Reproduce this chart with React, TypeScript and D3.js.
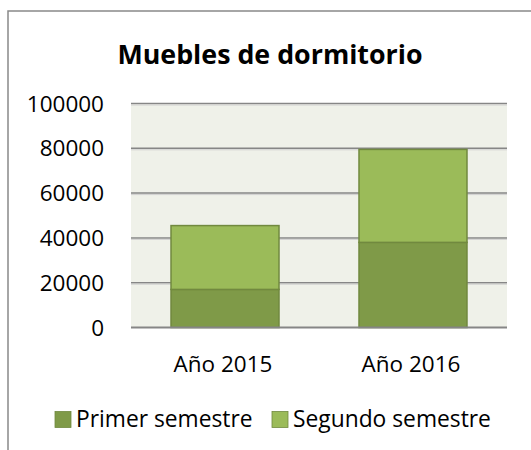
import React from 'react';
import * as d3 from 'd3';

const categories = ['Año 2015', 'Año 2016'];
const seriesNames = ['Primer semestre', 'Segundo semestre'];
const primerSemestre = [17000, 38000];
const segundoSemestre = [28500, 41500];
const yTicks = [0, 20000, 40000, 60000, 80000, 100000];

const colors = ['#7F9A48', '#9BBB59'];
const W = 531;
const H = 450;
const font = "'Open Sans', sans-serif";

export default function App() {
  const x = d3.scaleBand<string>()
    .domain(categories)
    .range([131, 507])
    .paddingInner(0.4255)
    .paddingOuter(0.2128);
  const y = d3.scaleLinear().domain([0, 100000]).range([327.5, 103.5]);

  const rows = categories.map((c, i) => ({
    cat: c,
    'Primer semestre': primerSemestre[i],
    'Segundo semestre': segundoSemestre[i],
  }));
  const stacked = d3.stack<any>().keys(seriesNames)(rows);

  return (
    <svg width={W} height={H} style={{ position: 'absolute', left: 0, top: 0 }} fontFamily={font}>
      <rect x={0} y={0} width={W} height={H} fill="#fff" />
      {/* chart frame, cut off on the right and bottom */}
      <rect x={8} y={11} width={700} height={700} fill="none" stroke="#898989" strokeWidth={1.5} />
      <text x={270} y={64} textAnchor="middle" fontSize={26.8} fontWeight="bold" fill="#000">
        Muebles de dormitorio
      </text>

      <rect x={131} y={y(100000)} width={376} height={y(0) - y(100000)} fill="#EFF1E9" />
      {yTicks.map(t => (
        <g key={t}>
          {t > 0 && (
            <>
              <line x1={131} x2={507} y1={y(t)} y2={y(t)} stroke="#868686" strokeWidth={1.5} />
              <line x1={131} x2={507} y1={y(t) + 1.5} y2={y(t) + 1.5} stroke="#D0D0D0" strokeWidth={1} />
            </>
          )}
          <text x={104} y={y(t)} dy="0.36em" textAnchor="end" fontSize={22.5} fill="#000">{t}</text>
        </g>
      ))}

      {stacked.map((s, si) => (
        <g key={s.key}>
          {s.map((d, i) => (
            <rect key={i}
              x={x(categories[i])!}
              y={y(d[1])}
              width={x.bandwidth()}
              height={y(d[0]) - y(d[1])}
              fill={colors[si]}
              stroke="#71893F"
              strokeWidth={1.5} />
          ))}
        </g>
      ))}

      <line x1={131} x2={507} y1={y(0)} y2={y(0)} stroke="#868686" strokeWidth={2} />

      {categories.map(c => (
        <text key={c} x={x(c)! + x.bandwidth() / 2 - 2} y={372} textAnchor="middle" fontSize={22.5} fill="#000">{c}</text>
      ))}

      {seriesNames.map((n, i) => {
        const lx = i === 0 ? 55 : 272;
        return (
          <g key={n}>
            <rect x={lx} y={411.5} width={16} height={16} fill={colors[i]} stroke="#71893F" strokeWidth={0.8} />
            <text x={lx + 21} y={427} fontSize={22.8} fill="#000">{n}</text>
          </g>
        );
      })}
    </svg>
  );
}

# # # # #

__What to work on__. Quote the full listing above word for word; exclude every picture from the copy.

__Exercise answer__.
Reproduce this chart with React, TypeScript and D3.js.
import React from 'react';
import * as d3 from 'd3';

const categories = ['Año 2015', 'Año 2016'];
const seriesNames = ['Primer semestre', 'Segundo semestre'];
const primerSemestre = [17000, 38000];
const segundoSemestre = [28500, 41500];
const yTicks = [0, 20000, 40000, 60000, 80000, 100000];

const colors = ['#7F9A48', '#9BBB59'];
const W = 531;
const H = 450;
const font = "'Open Sans', sans-serif";

export default function App() {
  const x = d3.scaleBand<string>()
    .domain(categories)
    .range([131, 507])
    .paddingInner(0.4255)
    .paddingOuter(0.2128);
  const y = d3.scaleLinear().domain([0, 100000]).range([327.5, 103.5]);

  const rows = categories.map((c, i) => ({
    cat: c,
    'Primer semestre': primerSemestre[i],
    'Segundo semestre': segundoSemestre[i],
  }));
  const stacked = d3.stack<any>().keys(seriesNames)(rows);

  return (
    <svg width={W} height={H} style={{ position: 'absolute', left: 0, top: 0 }} fontFamily={font}>
      <rect x={0} y={0} width={W} height={H} fill="#fff" />
      {/* chart frame, cut off on the right and bottom */}
      <rect x={8} y={11} width={700} height={700} fill="none" stroke="#898989" strokeWidth={1.5} />
      <text x={270} y={64} textAnchor="middle" fontSize={26.8} fontWeight="bold" fill="#000">
        Muebles de dormitorio
      </text>

      <rect x={131} y={y(100000)} width={376} height={y(0) - y(100000)} fill="#EFF1E9" />
      {yTicks.map(t => (
        <g key={t}>
          {t > 0 && (
            <>
              <line x1={131} x2={507} y1={y(t)} y2={y(t)} stroke="#868686" strokeWidth={1.5} />
              <line x1={131} x2={507} y1={y(t) + 1.5} y2={y(t) + 1.5} stroke="#D0D0D0" strokeWidth={1} />
            </>
          )}
          <text x={104} y={y(t)} dy="0.36em" textAnchor="end" fontSize={22.5} fill="#000">{t}</text>
        </g>
      ))}

      {stacked.map((s, si) => (
        <g key={s.key}>
          {s.map((d, i) => (
            <rect key={i}
              x={x(categories[i])!}
              y={y(d[1])}
              width={x.bandwidth()}
              height={y(d[0]) - y(d[1])}
              fill={colors[si]}
              stroke="#71893F"
              strokeWidth={1.5} />
          ))}
        </g>
      ))}

      <line x1={131} x2={507} y1={y(0)} y2={y(0)} stroke="#868686" strokeWidth={2} />

      {categories.map(c => (
        <text key={c} x={x(c)! + x.bandwidth() / 2 - 2} y={372} textAnchor="middle" fontSize={22.5} fill="#000">{c}</text>
      ))}

      {seriesNames.map((n, i) => {
        const lx = i === 0 ? 55 : 272;
        return (
          <g key={n}>
            <rect x={lx} y={411.5} width={16} height={16} fill={colors[i]} stroke="#71893F" strokeWidth={0.8} />
            <text x={lx + 21} y={427} fontSize={22.8} fill="#000">{n}</text>
          </g>
        );
      })}
    </svg>
  );
}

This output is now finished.